** Task directions **
Copy each line exactly. Drop every picture.

** Provided material **
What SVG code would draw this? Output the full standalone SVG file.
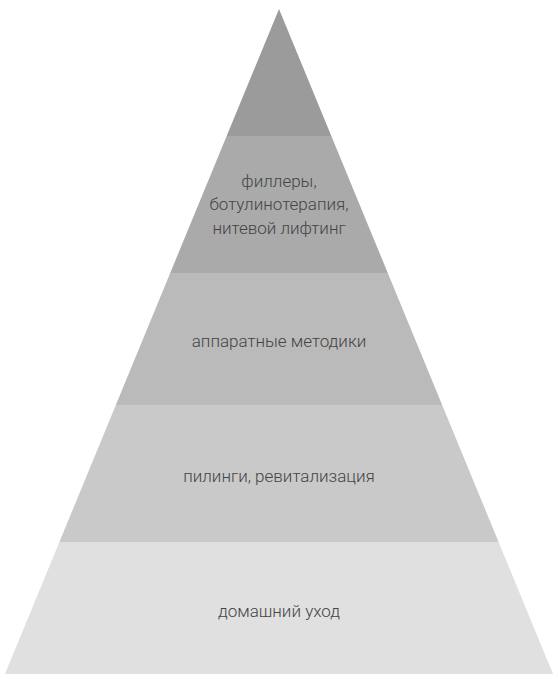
<svg xmlns="http://www.w3.org/2000/svg" width="558" height="679" viewBox="0 0 558 679">
<style>
text{font-family:Roboto,"Liberation Sans",sans-serif;font-weight:300;font-size:17px;fill:#444;text-anchor:middle}
</style>
<rect width="558" height="679" fill="#ffffff"/>
<g id="level1"><polygon points="279,9 331.33,136 226.67,136" fill="#9b9b9b"/></g>
<g id="level2"><polygon points="226.67,136 331.33,136 387.78,273 170.22,273" fill="#aaaaaa"/>
<text x="279" y="186.5">филлеры,</text>
<text x="279" y="210">ботулинотерапия,</text>
<text x="279" y="233.5">нитевой лифтинг</text></g>
<g id="level3"><polygon points="170.22,273 387.78,273 442.16,405 115.84,405" fill="#bababa"/>
<text x="279" y="346.5">аппаратные методики</text></g>
<g id="level4"><polygon points="115.84,405 442.16,405 498.61,542 59.39,542" fill="#c9c9c9"/>
<text x="279" y="481.5">пилинги, ревитализация</text></g>
<g id="level5"><polygon points="59.39,542 498.61,542 553,674 5,674" fill="#e0e0e0"/>
<text x="279" y="616.5">домашний уход</text></g>
<g id="connectors"/>
</svg>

** Solution to this problem **
What SVG code would draw this? Output the full standalone SVG file.
<svg xmlns="http://www.w3.org/2000/svg" width="558" height="679" viewBox="0 0 558 679">
<style>
text{font-family:Roboto,"Liberation Sans",sans-serif;font-weight:300;font-size:17px;fill:#444;text-anchor:middle}
</style>
<rect width="558" height="679" fill="#ffffff"/>
<g id="level1"><polygon points="279,9 331.33,136 226.67,136" fill="#9b9b9b"/></g>
<g id="level2"><polygon points="226.67,136 331.33,136 387.78,273 170.22,273" fill="#aaaaaa"/>
<text x="279" y="186.5">филлеры,</text>
<text x="279" y="210">ботулинотерапия,</text>
<text x="279" y="233.5">нитевой лифтинг</text></g>
<g id="level3"><polygon points="170.22,273 387.78,273 442.16,405 115.84,405" fill="#bababa"/>
<text x="279" y="346.5">аппаратные методики</text></g>
<g id="level4"><polygon points="115.84,405 442.16,405 498.61,542 59.39,542" fill="#c9c9c9"/>
<text x="279" y="481.5">пилинги, ревитализация</text></g>
<g id="level5"><polygon points="59.39,542 498.61,542 553,674 5,674" fill="#e0e0e0"/>
<text x="279" y="616.5">домашний уход</text></g>
<g id="connectors"/>
</svg>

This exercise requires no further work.